Il y a quelques mois, le Clemenceau a été cédé gratuitement à une entreprise espagnole de ferraillage chargée de son démantèlement. Mais non contente de bénéficier de la revente de 30000 tonnes de ferraille du porte-avions, elle a cherché à retirer un bénéfice supplémentaire en faisant effectuer le travail en Turquie, où la main-d'oeuvre est moins chère, et surtout où la législation sur l'amiante est moins contraignante. Les autorités françaises disent maintenant qu'il y a rupture de contrat et annoncent leur intention de récupérer le Clemenceau en cours de remorquage en Méditerranée, pour confier son dépeçage à une autre entreprise.
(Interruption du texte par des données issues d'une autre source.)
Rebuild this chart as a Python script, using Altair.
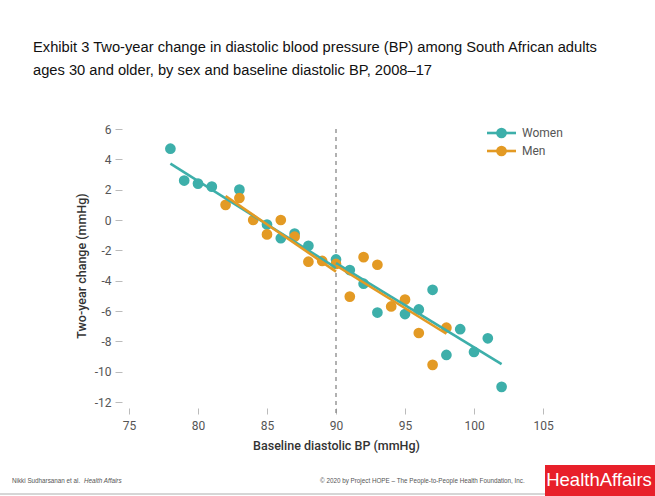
import altair as alt
import pandas as pd

# ---- data ----
series_names = ["Women", "Men"]
series_colors = ["#3DAFAA", "#E39A24"]

women_x = [78, 79, 80, 81, 83, 85, 86, 87, 88, 90, 91, 92, 93, 95, 96, 97, 98, 99, 100, 101, 102]
women_y = [4.7, 2.6, 2.4, 2.2, 2.0, -0.3, -1.2, -0.9, -1.7, -2.6, -3.3, -4.2, -6.1, -6.2, -5.9, -4.6, -8.9, -7.2, -8.7, -7.8, -11.0]

men_x = [82, 83, 84, 85, 86, 87, 88, 89, 90, 91, 92, 93, 94, 95, 96, 97, 98]
men_y = [1.0, 1.45, 0.0, -0.95, 0.0, -1.1, -2.75, -2.7, -2.9, -5.05, -2.45, -2.95, -5.7, -5.25, -7.45, -9.55, -7.1]

# fitted piecewise lines (break at 90)
women_fit_x = [78, 90, 90, 102]
women_fit_y = [3.72, -3.15, -2.85, -9.5]
women_fit_seg = [1, 1, 2, 2]
men_fit_x = [82, 90, 90, 98]
men_fit_y = [1.58, -3.4, -3.0, -7.5]
men_fit_seg = [1, 1, 2, 2]

ref_x = [90]

x_ticks = [75, 80, 85, 90, 95, 100, 105]
y_ticks = [-12, -10, -8, -6, -4, -2, 0, 2, 4, 6]

title_lines = [
    "Exhibit 3 Two-year change in diastolic blood pressure (BP) among South African adults",
    "ages 30 and older, by sex and baseline diastolic BP, 2008\u201317",
]
x_title = "Baseline diastolic BP (mmHg)"
y_title = "Two-year change (mmHg)"
footer_author = "Nikki Sudharsanan et al."
footer_journal = "Health Affairs"
footer_copy = "\u00a9 2020 by Project HOPE \u2013 The People-to-People Health Foundation, Inc."
logo_text = "HealthAffairs"

# ---- tables ----
pts = pd.concat([
    pd.DataFrame({"x": women_x, "y": women_y, "series": "Women"}),
    pd.DataFrame({"x": men_x, "y": men_y, "series": "Men"}),
])
wfit = pd.DataFrame({"x": women_fit_x, "y": women_fit_y, "seg": women_fit_seg, "series": "Women"})
mfit = pd.DataFrame({"x": men_fit_x, "y": men_fit_y, "seg": men_fit_seg, "series": "Men"})
ref = pd.DataFrame({"x": ref_x})
one = pd.DataFrame({"a": [0]})

W, H = 414, 273
AX_FONT = "Roboto"
HYPHEN = "replace(datum.label, '\u2212', '-')"

xscale = alt.Scale(domain=[75, 105], nice=False, zero=False)
yscale = alt.Scale(domain=[-12, 6], nice=False, zero=False)
cscale = alt.Scale(domain=series_names, range=series_colors)

xaxis = alt.Axis(
    values=x_ticks, title=x_title, grid=False, domain=False, offset=6,
    tickSize=6, tickColor="#bbbbbb", labelColor="#555555", labelFontSize=12,
    labelFont=AX_FONT, labelPadding=6, labelOverlap=False, labelFlush=False,
    titleFont=AX_FONT, titleFontSize=12.5,
    titleFontWeight=500, titleColor="#333333", titlePadding=8)
yaxis = alt.Axis(
    values=y_ticks, title=y_title, grid=False, domain=False, offset=7,
    tickSize=7, tickColor="#bbbbbb", labelColor="#555555", labelFontSize=12,
    labelFont=AX_FONT, labelPadding=4, labelOverlap=False, labelFlush=False,
    labelExpr=HYPHEN,
    titleFont=AX_FONT, titleFontSize=12.5,
    titleFontWeight=500, titleColor="#333333", titlePadding=6)


def xenc():
    return alt.X("x:Q", scale=xscale, axis=xaxis)


def yenc():
    return alt.Y("y:Q", scale=yscale, axis=yaxis)


color = alt.Color("series:N", scale=cscale, legend=None)

rule90 = alt.Chart(ref).mark_rule(color="#888888", strokeDash=[4, 4], strokeWidth=1.3).encode(
    x=xenc(), y=alt.value(0), y2=alt.value(H + 12))

points = alt.Chart(pts).mark_circle(size=115, opacity=1).encode(
    x=xenc(), y=yenc(), color=color)

wline = alt.Chart(wfit).mark_line(strokeWidth=2.6).encode(
    x=xenc(), y=yenc(), detail="seg:N", color=color)
mline = alt.Chart(mfit).mark_line(strokeWidth=2.6).encode(
    x=xenc(), y=yenc(), detail="seg:N", color=color)

# legend (manual)
legend_layers = []
for i, (name, col) in enumerate(zip(series_names, series_colors)):
    ly = 4 + i * 18
    legend_layers.append(alt.Chart(one).mark_rule(color=col, strokeWidth=2.6).encode(
        x=alt.value(358), x2=alt.value(387), y=alt.value(ly)))
    legend_layers.append(alt.Chart(one).mark_circle(size=115, color=col, opacity=1).encode(
        x=alt.value(372.5), y=alt.value(ly)))
    legend_layers.append(alt.Chart(one).mark_text(
        text=name, align="left", baseline="middle", font=AX_FONT, fontSize=12,
        color="#555555").encode(x=alt.value(393), y=alt.value(ly)))

# title
title_layers = []
for i, line in enumerate(title_lines):
    title_layers.append(alt.Chart(one).mark_text(
        text=line, align="left", baseline="alphabetic", font="Liberation Sans",
        fontSize=14.7, color="#111111").encode(x=alt.value(-96), y=alt.value(-77 + i * 23)))

# footer
footer = [
    alt.Chart(one).mark_rule(color="#c8c8c8", strokeWidth=1.5).encode(
        x=alt.value(-129), x2=alt.value(416), y=alt.value(365)),
    alt.Chart(one).mark_text(text=footer_author, align="left", baseline="middle",
        font="Liberation Sans", fontSize=6.3, color="#555555").encode(
        x=alt.value(-117), y=alt.value(352)),
    alt.Chart(one).mark_text(text=footer_journal, align="left", baseline="middle",
        font="Liberation Sans", fontSize=6.3, fontStyle="italic", color="#555555").encode(
        x=alt.value(-45), y=alt.value(352)),
    alt.Chart(one).mark_text(text=footer_copy, align="left", baseline="middle",
        font="Liberation Sans", fontSize=6.3, color="#555555").encode(
        x=alt.value(191), y=alt.value(352)),
    alt.Chart(one).mark_rect(color="#E8202A").encode(
        x=alt.value(416), x2=alt.value(526), y=alt.value(336), y2=alt.value(367)),
    alt.Chart(one).mark_text(text=logo_text, align="center", baseline="middle",
        font="Liberation Sans", fontSize=18.5, color="white").encode(
        x=alt.value(470), y=alt.value(351)),
]

chart = alt.layer(
    rule90, points, wline, mline, *legend_layers, *title_layers, *footer
).properties(
    width=W, height=H,
    autosize=alt.AutoSizeParams(type="none"),
    padding={"left": 129, "top": 129, "right": 112, "bottom": 94},
    background="white",
).configure_view(stroke=None)

chart.save("out.html", embed_options={"renderer": "svg", "actions": False})
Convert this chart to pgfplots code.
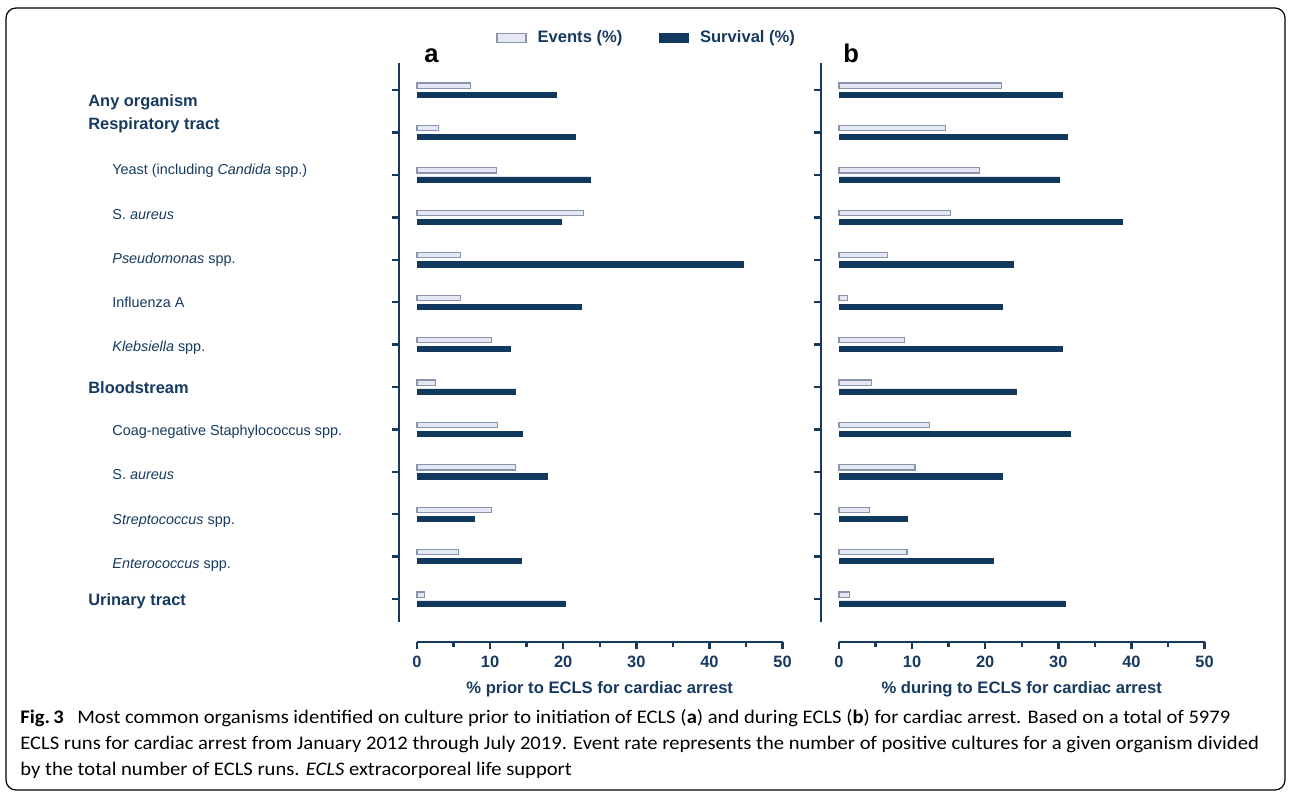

Pour une affaire de ce genre qui est ébruitée, combien y en a-t-il qui sont passées sous silence, où un patron -espagnol, français ou autre- a exporté discrètement une pollution mortelle vers un pays peu regardant sur les règles de protection des salariés. Ce n'est d'ailleurs pas que les pays où existe une réglementation plus contraignante soient beaucoup plus stricts, et ne rusent pas avec les lois. Mais ils sont, malgré tout, obligés de ne pas dépasser certaines limites. On parle souvent de délocalisation des emplois dans les pays où la main-d'oeuvre est moins chère, mais la gestion -ou plutôt l'absence de gestion- des déchets entre aussi en ligne de compte dans les raisons des délocalisations. En fait, c'est dans tous les domaines et à l'échelle de la planète que la loi du profit règne.
Mis à l'eau en 1957, le Clemenceau avait été construit à l'arsenal de Brest, où, pendant des décennies, les travailleurs ont donc été exposés à l'amiante. Certains d'entre eux, ou des proches de ceux qui sont déjà décédés, se sont adressés aux tribunaux pour faire reconnaître la «faute inexcusable de l'employeur». Avec l'aide de l'Association de défense des victimes de l'amiante, plus de 700 dossiers ont été déposés devant la justice dans le Finistère, dont certains concernent l'arsenal de Brest. Pour le moment, seuls 81 d'entre eux ont abouti positivement, avec indemnisation. Un tribunal a pourtant reconnu que «l'État, au travers de la direction des constructions navales, service du ministère de la Défense, qui est l'un des plus importants consommateurs d'amiante de l'industrie française, ne pouvait ignorer l'ampleur et la nature du danger ainsi que l'obligation dans laquelle elle se trouvait de mettre en oeuvre les dispositifs de protection préconisés depuis... 1906» -presque 100 ans! Il a retenu notamment plusieurs témoignages soulignant «qu'au sein des chantiers, les salariés travaillaient dans un nuage de poussière, dans des locaux confinés, sans ventilation ni aération , démontant les calorifugeages à base d'amiante sous forme de tresses, matelas ou baudriers pour avoir accès aux tuyauteurs, l'amiante surchauffée se désagrégeant en fine poussière». La direction de l'arsenal avait donc connaissance en 1952 des risques graves auxquels étaient exposés les ouvriers de l'arsenal de Brest travaillant à la construction et à la réparation des navires.
Les autorités françaises déclarent aujourd'hui s'inquiéter du désossement du porte-avions Clemenceau. Soit, mais cela ne peut faire oublier leur insouciance concernant les dangers de l'amiante pendant des décennies. Et aujourd'hui encore, il faut de longs et laborieux procès pour tenter d'obtenir une indemnisation alors que chaque jour des travailleurs qui ont été en contact avec l'amiante disparaissent.